* TASK OBJECTIVE
Give again exactly the lines that run from the start of the records to the line holding "const lowerRim = (deg: number)", both ends counted. Do not include the pictures.

* Plotting code records
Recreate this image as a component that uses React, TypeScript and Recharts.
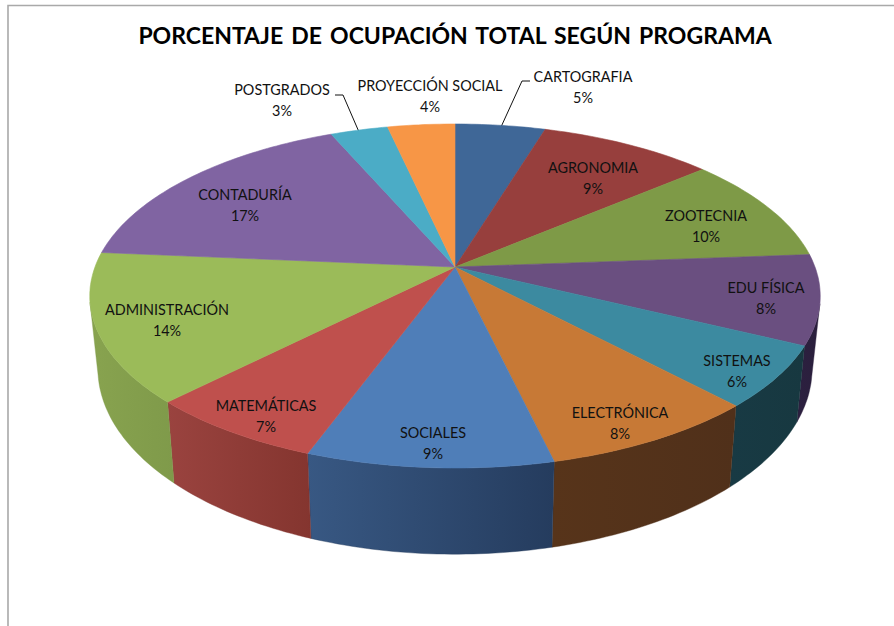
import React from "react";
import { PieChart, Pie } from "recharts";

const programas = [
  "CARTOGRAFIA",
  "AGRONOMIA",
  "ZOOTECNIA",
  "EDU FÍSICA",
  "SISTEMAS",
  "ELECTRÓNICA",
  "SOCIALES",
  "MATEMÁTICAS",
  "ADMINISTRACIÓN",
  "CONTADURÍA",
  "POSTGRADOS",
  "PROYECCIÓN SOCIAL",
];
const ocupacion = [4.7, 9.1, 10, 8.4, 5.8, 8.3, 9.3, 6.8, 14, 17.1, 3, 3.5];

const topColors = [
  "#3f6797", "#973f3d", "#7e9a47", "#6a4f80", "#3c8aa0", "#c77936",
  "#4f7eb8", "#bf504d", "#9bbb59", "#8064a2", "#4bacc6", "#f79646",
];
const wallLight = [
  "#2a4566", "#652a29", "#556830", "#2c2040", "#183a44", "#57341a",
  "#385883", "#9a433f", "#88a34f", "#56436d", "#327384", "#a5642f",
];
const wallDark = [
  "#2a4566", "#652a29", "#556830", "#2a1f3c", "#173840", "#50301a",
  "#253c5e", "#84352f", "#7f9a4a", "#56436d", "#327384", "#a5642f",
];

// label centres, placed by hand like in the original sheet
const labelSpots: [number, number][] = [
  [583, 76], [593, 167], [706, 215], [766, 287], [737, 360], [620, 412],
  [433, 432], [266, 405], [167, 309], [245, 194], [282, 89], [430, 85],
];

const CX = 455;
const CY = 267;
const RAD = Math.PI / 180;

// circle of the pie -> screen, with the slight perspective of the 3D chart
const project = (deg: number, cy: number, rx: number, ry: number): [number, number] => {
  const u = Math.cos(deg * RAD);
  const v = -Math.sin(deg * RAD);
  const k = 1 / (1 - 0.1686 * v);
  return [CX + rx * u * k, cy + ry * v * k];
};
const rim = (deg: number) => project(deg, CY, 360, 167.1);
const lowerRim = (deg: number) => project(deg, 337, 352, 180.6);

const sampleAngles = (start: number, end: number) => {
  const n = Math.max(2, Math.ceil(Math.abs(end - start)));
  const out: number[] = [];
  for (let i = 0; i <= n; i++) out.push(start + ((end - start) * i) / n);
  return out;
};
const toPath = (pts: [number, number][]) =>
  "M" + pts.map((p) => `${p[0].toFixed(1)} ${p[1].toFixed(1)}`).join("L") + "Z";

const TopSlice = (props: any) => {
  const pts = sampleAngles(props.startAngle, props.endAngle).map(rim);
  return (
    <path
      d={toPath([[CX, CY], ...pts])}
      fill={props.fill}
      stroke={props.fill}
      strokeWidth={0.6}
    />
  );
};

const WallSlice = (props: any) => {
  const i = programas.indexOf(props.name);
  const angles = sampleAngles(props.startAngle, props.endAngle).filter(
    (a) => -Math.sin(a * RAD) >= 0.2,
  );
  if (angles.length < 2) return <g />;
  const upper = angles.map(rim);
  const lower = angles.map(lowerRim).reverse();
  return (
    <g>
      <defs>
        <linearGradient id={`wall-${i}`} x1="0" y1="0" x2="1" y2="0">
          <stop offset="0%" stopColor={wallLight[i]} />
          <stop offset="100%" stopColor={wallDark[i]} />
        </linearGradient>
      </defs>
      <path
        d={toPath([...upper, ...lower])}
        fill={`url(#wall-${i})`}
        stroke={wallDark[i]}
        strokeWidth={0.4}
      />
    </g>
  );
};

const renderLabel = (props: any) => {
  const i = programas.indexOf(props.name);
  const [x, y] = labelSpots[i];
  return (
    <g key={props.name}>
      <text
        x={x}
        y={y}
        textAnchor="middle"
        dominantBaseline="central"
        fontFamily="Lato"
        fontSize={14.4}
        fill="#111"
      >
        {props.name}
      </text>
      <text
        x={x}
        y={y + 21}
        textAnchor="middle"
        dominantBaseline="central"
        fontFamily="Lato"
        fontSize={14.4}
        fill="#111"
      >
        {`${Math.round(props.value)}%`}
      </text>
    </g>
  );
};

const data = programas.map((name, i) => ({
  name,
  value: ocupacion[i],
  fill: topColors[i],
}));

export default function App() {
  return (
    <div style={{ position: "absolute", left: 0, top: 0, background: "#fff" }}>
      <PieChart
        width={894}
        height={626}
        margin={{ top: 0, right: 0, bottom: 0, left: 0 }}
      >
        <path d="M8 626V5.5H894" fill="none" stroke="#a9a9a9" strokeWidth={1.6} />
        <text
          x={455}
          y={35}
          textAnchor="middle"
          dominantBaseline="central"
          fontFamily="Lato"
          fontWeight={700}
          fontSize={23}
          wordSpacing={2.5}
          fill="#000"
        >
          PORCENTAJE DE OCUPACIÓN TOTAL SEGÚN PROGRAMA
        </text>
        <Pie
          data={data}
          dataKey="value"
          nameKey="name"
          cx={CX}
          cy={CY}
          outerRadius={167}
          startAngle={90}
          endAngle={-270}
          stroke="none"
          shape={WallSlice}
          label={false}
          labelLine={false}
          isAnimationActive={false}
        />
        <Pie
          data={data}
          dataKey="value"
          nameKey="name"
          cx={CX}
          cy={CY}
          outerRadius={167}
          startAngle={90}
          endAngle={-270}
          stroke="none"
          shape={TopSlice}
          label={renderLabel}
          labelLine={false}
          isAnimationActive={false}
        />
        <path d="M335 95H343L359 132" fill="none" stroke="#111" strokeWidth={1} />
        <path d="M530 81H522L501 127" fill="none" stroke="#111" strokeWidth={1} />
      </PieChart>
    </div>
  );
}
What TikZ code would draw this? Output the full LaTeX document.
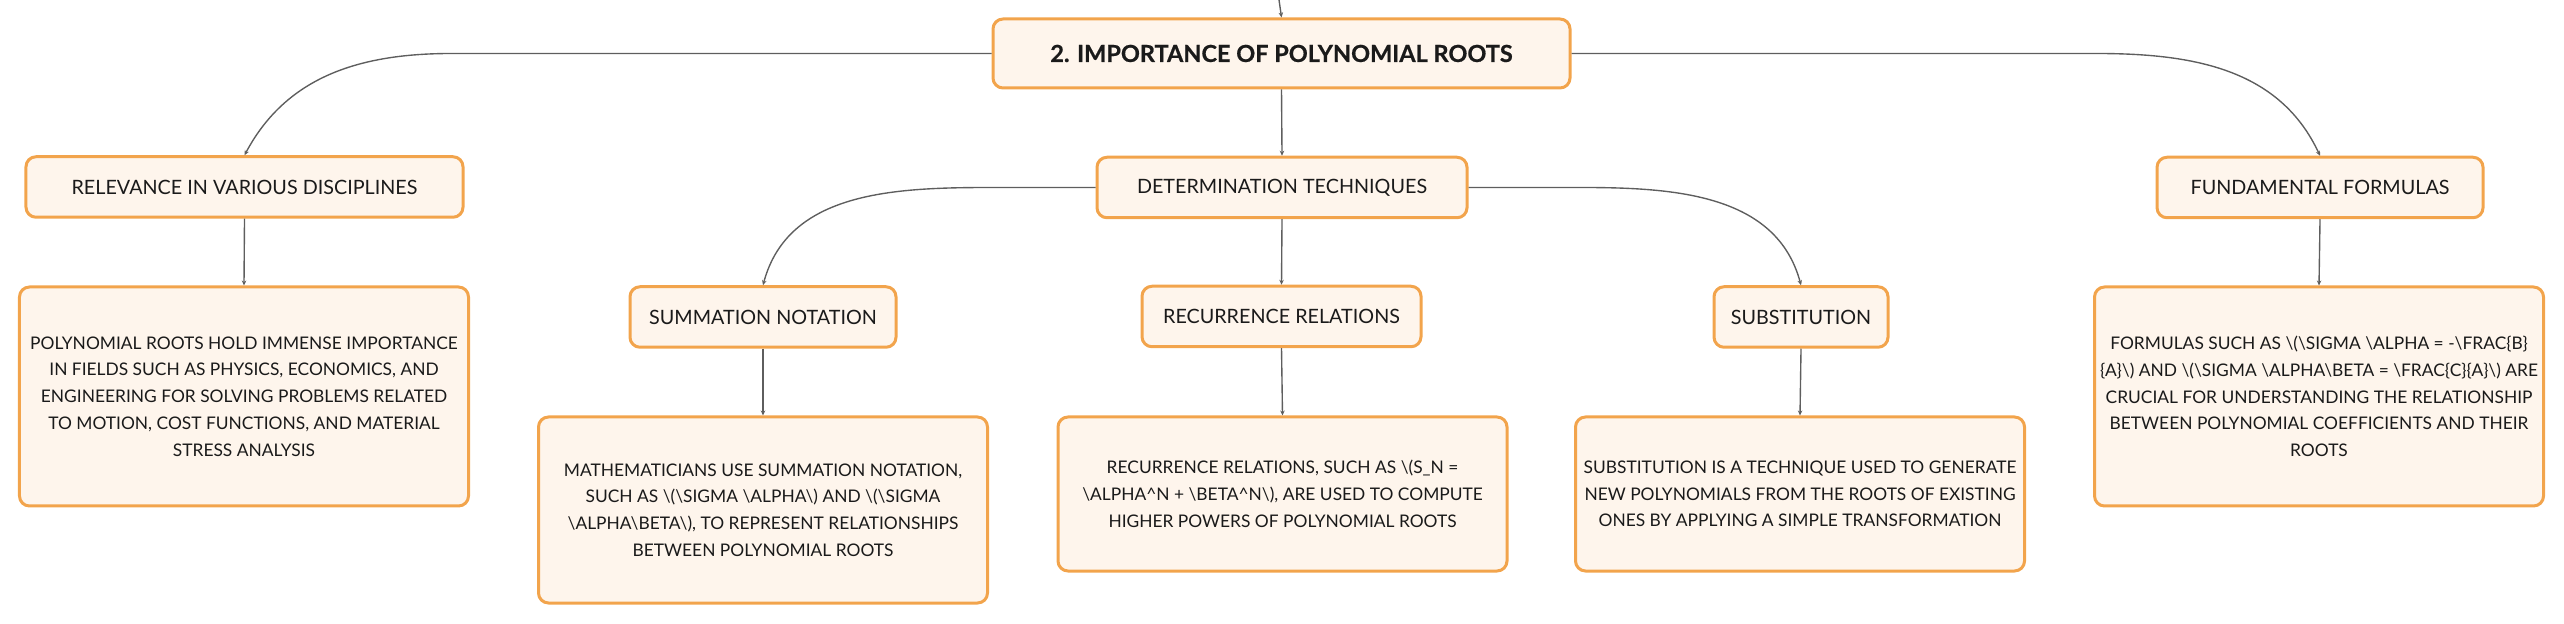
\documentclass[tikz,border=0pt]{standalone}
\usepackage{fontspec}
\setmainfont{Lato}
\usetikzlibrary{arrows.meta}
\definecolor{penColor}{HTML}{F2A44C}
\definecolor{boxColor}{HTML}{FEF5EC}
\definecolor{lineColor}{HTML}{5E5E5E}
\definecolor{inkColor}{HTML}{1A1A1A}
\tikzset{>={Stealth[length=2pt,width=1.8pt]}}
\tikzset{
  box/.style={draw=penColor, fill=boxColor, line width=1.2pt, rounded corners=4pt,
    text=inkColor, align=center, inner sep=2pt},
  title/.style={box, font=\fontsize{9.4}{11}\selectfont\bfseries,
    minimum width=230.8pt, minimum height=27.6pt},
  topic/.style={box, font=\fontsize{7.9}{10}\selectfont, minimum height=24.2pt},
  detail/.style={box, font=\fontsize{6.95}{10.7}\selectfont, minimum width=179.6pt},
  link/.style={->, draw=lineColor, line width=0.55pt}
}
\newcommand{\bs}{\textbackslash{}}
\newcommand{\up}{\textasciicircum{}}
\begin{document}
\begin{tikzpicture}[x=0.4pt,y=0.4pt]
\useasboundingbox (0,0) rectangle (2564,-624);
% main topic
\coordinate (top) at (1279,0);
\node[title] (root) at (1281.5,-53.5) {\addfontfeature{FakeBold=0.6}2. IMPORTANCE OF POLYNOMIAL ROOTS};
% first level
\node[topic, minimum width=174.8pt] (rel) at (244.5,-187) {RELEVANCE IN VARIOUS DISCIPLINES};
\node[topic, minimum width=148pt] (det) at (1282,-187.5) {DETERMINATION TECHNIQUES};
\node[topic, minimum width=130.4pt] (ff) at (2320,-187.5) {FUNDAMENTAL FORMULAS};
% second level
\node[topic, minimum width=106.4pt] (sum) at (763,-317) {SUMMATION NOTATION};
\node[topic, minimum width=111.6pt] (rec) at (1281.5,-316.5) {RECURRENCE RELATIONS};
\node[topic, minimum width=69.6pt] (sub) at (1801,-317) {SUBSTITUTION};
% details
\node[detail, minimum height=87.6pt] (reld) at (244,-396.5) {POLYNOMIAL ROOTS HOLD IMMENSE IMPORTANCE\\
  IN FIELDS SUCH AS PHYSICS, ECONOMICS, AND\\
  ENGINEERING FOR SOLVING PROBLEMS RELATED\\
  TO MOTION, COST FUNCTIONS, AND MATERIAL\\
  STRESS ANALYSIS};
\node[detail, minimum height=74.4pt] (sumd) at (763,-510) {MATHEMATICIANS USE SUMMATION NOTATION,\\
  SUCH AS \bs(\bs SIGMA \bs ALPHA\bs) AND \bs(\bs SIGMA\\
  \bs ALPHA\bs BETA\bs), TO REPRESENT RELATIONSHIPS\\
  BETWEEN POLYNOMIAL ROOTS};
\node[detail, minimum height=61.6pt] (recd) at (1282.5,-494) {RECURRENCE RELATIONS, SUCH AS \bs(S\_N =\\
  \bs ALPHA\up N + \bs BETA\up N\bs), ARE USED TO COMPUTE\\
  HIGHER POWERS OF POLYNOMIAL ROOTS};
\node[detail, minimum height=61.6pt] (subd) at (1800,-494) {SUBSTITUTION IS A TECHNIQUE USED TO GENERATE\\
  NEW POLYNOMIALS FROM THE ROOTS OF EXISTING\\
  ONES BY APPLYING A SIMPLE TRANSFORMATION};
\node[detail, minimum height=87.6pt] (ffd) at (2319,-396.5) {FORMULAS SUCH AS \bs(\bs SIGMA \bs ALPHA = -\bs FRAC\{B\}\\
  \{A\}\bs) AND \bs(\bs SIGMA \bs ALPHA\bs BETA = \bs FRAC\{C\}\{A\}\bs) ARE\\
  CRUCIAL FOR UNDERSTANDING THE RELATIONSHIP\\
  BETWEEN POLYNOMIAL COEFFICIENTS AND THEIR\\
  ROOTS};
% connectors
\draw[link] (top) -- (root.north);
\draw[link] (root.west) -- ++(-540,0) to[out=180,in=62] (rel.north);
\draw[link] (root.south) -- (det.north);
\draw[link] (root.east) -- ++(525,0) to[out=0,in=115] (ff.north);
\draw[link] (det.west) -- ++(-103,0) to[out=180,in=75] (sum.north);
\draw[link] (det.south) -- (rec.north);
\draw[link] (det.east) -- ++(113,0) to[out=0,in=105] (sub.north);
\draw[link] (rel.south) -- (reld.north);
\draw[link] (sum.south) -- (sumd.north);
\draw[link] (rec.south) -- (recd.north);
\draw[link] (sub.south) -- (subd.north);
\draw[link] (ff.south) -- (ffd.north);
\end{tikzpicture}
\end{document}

* RESPONSE TO THE TASK
Recreate this image as a component that uses React, TypeScript and Recharts.
import React from "react";
import { PieChart, Pie } from "recharts";

const programas = [
  "CARTOGRAFIA",
  "AGRONOMIA",
  "ZOOTECNIA",
  "EDU FÍSICA",
  "SISTEMAS",
  "ELECTRÓNICA",
  "SOCIALES",
  "MATEMÁTICAS",
  "ADMINISTRACIÓN",
  "CONTADURÍA",
  "POSTGRADOS",
  "PROYECCIÓN SOCIAL",
];
const ocupacion = [4.7, 9.1, 10, 8.4, 5.8, 8.3, 9.3, 6.8, 14, 17.1, 3, 3.5];

const topColors = [
  "#3f6797", "#973f3d", "#7e9a47", "#6a4f80", "#3c8aa0", "#c77936",
  "#4f7eb8", "#bf504d", "#9bbb59", "#8064a2", "#4bacc6", "#f79646",
];
const wallLight = [
  "#2a4566", "#652a29", "#556830", "#2c2040", "#183a44", "#57341a",
  "#385883", "#9a433f", "#88a34f", "#56436d", "#327384", "#a5642f",
];
const wallDark = [
  "#2a4566", "#652a29", "#556830", "#2a1f3c", "#173840", "#50301a",
  "#253c5e", "#84352f", "#7f9a4a", "#56436d", "#327384", "#a5642f",
];

// label centres, placed by hand like in the original sheet
const labelSpots: [number, number][] = [
  [583, 76], [593, 167], [706, 215], [766, 287], [737, 360], [620, 412],
  [433, 432], [266, 405], [167, 309], [245, 194], [282, 89], [430, 85],
];

const CX = 455;
const CY = 267;
const RAD = Math.PI / 180;

// circle of the pie -> screen, with the slight perspective of the 3D chart
const project = (deg: number, cy: number, rx: number, ry: number): [number, number] => {
  const u = Math.cos(deg * RAD);
  const v = -Math.sin(deg * RAD);
  const k = 1 / (1 - 0.1686 * v);
  return [CX + rx * u * k, cy + ry * v * k];
};
const rim = (deg: number) => project(deg, CY, 360, 167.1);
const lowerRim = (deg: number) => project(deg, 337, 352, 180.6);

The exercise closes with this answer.